O que nunca ninguém poderá questionar nem duvidar, é a entrega de todos os envolvidos nas operações de socorro, todos deram o seu melhor, fez-se o possível e o impossível, e muitas das vezes colocando a nossa  própria vida em risco.
Por terra, ar e agua, tudo foi feito para se encontrar alguém o mais rapidamente possível.

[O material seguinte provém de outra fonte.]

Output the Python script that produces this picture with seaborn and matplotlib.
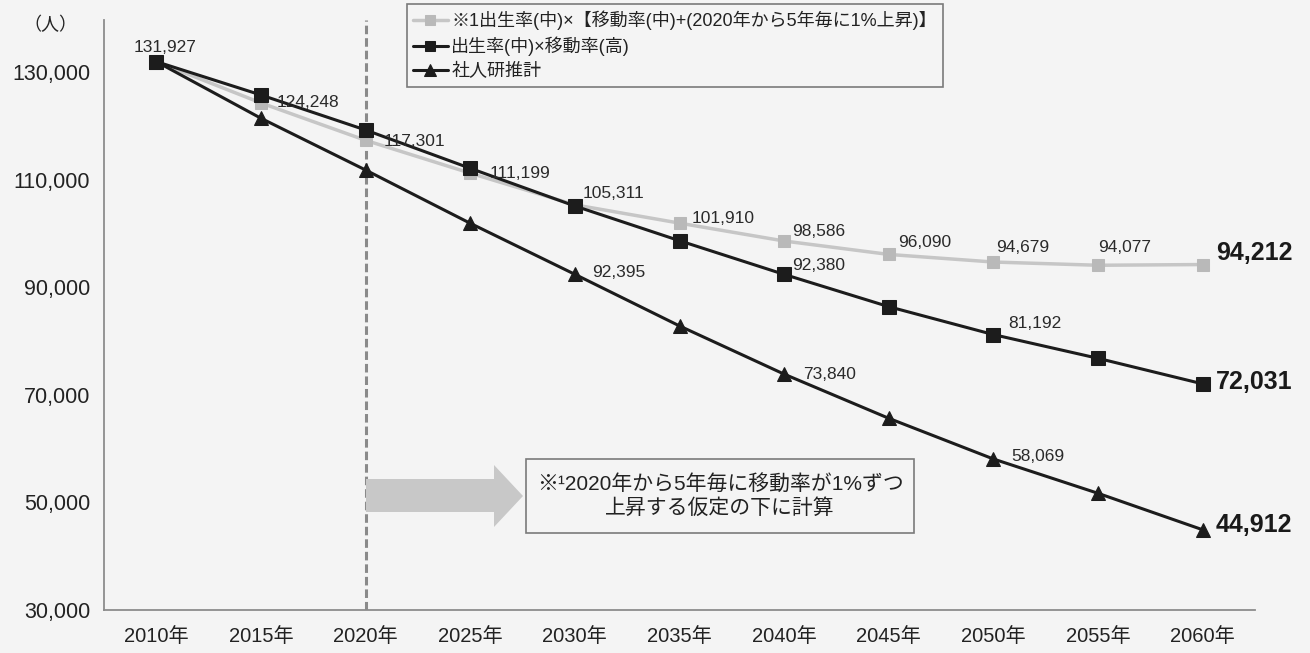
import numpy as np
import pandas as pd
import matplotlib
matplotlib.use("Agg")
import matplotlib.pyplot as plt
import seaborn as sns
from matplotlib.patches import Polygon, Rectangle
from matplotlib.ticker import FuncFormatter, FixedLocator

# data
years = ["2010年", "2015年", "2020年", "2025年", "2030年", "2035年",
         "2040年", "2045年", "2050年", "2055年", "2060年"]
pop_shift = [131927, 124248, 117301, 111199, 105311, 101910, 98586, 96090, 94679, 94077, 94212]
pop_high = [131927, 125730, 119220, 112100, 105090, 98640, 92380, 86380, 81192, 76780, 72031]
pop_ipss = [131927, 121400, 111780, 101880, 92395, 82800, 73840, 65630, 58069, 51690, 44912]

name_shift = "※1出生率(中)×【移動率(中)+(2020年から5年毎に1%上昇)】"
name_high = "出生率(中)×移動率(高)"
name_ipss = "社人研推計"
yticks = [30000, 50000, 70000, 90000, 110000, 130000]

# which points carry a value label, and pixel offsets for them
lab_shift = {0: (9, 14), 1: (16, 0), 2: (18, -1), 3: (19, 0), 4: (8, 11), 5: (12, 5),
             6: (8, 10), 7: (9, 12), 8: (3, 15), 9: (0, 18)}
lab_high = {6: (8, 9), 8: (15, 11)}
lab_ipss = {4: (17, 2), 6: (19, 0), 8: (18, 2)}
last_off = {"shift": (13, 12), "high": (13, 2), "ipss": (13, 5)}

sns.set_style("white")
plt.rcParams['font.family'] = ['Liberation Sans', 'Noto Sans CJK JP']

bg = "#f4f4f4"
fig = plt.figure(figsize=(13.1, 6.53), dpi=100, facecolor=bg)
ax = fig.add_axes([104 / 1310, 43 / 653, 1151 / 1310, 590 / 653], facecolor=bg)

x = np.arange(len(years))
df = pd.DataFrame({"x": x, "shift": pop_shift, "high": pop_high, "ipss": pop_ipss})

sns.lineplot(data=df, x="x", y="shift", ax=ax, color="#c6c6c6", linewidth=2.5,
             marker="s", markersize=9, markerfacecolor="#b9b9b9",
             markeredgecolor="#b9b9b9", label=name_shift, zorder=2)
sns.lineplot(data=df, x="x", y="high", ax=ax, color="#1c1c1c", linewidth=2.2,
             marker="s", markersize=9.5, markerfacecolor="#1c1c1c",
             markeredgecolor="#1c1c1c", label=name_high, zorder=3)
sns.lineplot(data=df, x="x", y="ipss", ax=ax, color="#1c1c1c", linewidth=2.2,
             marker="^", markersize=10, markerfacecolor="#1c1c1c",
             markeredgecolor="#1c1c1c", label=name_ipss, zorder=3)

ax.set_xlim(-0.5, len(years) - 0.5)
ax.set_ylim(30000, 30000 + 590 / 5.38 * 1000)

# value labels
for vals, labs, key in [(pop_shift, lab_shift, "shift"), (pop_high, lab_high, "high"),
                        (pop_ipss, lab_ipss, "ipss")]:
    for i, (dx, dy) in labs.items():
        ha = "center" if i == 0 else "left"
        ax.annotate(f"{vals[i]:,}", (x[i], vals[i]), xytext=(dx, dy),
                    textcoords="offset pixels", ha=ha, va="center",
                    fontsize=12.5, color="#2a2a2a", zorder=5)
    dx, dy = last_off[key]
    ax.annotate(f"{vals[-1]:,}", (x[-1], vals[-1]), xytext=(dx, dy),
                textcoords="offset pixels", ha="left", va="center",
                fontsize=18, fontweight="bold", color="#1a1a1a", zorder=5)

# dashed marker at 2020
ax.axvline(2, color="#8a8a8a", linewidth=2.2, linestyle=(0, (2.8, 1.3)), zorder=1)

# axes styling
for s in ["top", "right"]:
    ax.spines[s].set_visible(False)
for s in ["left", "bottom"]:
    ax.spines[s].set_color("#8c8c8c")
    ax.spines[s].set_linewidth(1.3)

ax.yaxis.set_major_locator(FixedLocator(yticks))
ax.yaxis.set_major_formatter(FuncFormatter(lambda v, p: f"{int(v):,}"))
ax.tick_params(axis="y", labelsize=15.5, colors="#8c8c8c", labelcolor="#222222",
               length=4, width=1.2, pad=6)
ax.set_xticks(x)
ax.set_xticklabels(years)
ax.set_xticks(np.arange(-0.5, len(years), 1), minor=True)
ax.tick_params(axis="x", which="major", length=0, labelsize=14.5,
               labelcolor="#222222", pad=12)
ax.tick_params(axis="x", which="minor", length=7, width=1.2, direction="inout",
               colors="#8c8c8c")
ax.set_xlabel("")
ax.set_ylabel("")

# unit
fig.text(50 / 1310, 1 - 25 / 653, "（人）", fontsize=13, ha="center", va="center",
         color="#222222")

# legend
leg = ax.legend(loc="upper left", bbox_to_anchor=(407 / 1310, 1 - 4 / 653),
                bbox_transform=fig.transFigure, borderaxespad=0, fontsize=13,
                frameon=True, fancybox=False, framealpha=1, facecolor=bg,
                edgecolor="#7a7a7a", handlelength=1.9, handletextpad=0.2,
                labelspacing=0.38, borderpad=0.35, markerscale=0.8)
leg.get_frame().set_linewidth(1.2)
for t in leg.get_texts():
    t.set_color("#222222")

# note arrow and box
def fx(px):
    return px / 1310


def fy(py):
    return 1 - py / 653


arrow = [(366, 479), (494, 479), (494, 465), (523, 496), (494, 527), (494, 512), (366, 512)]
fig.add_artist(Polygon([(fx(a), fy(b)) for a, b in arrow], closed=True,
                       transform=fig.transFigure, facecolor="#c8c8c8",
                       edgecolor="none", zorder=4))
fig.add_artist(Rectangle((fx(526), fy(533)), (914 - 526) / 1310, (533 - 459) / 653,
                         transform=fig.transFigure, facecolor=bg,
                         edgecolor="#7a7a7a", linewidth=1.2, zorder=4))
fig.text(fx(720), fy(496), "※¹2020年から5年毎に移動率が1%ずつ\n上昇する仮定の下に計算",
         ha="center", va="center", fontsize=15, color="#222222",
         linespacing=1.3, zorder=5)

fig.savefig("out.png", dpi=100, facecolor=bg)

Passados 12 anos, 36 pessoas continuam por encontrar, e é quase certo que nunca mais se encontrarão.
Muito foi feito na área da prevenção no que diz respeito a pontes, as vistorias estão mais apertadas, e tudo é feito para que uma tragédia destas não volte a acontecer. Tudo isto podia ter sido evitado, mas a incompetência de algumas pessoas que sabiam do mau estado da ponte de Entre-os-Rios, fez com que esta cedesse, e hoje onde há uns anos atrás não havia dinheiro para reconstruir uma ponte, existem duas, pontes essas construídas de raiz após a queda da ponte Hintze Ribeiro.

Antes da Queda

Durante a Queda
Depois da Queda (actualmente) 
Deixo-vos de seguida algumas imagens inéditas do nosso trabalho nos dias que se seguiram há queda da ponte.
Para os familiares das vitimas, deixo aqui o meu voto de muita força, e sejam fortes na vossa vida, para que possam aguentar a dor de perder alguém desta forma.
Não me posso esquecer de todos os heróis com ou sem farda que estiveram envolvidos nas operações de socorro, muitas das vezes arriscando a sua própria vida, para esses, Um Grande Bem Haja.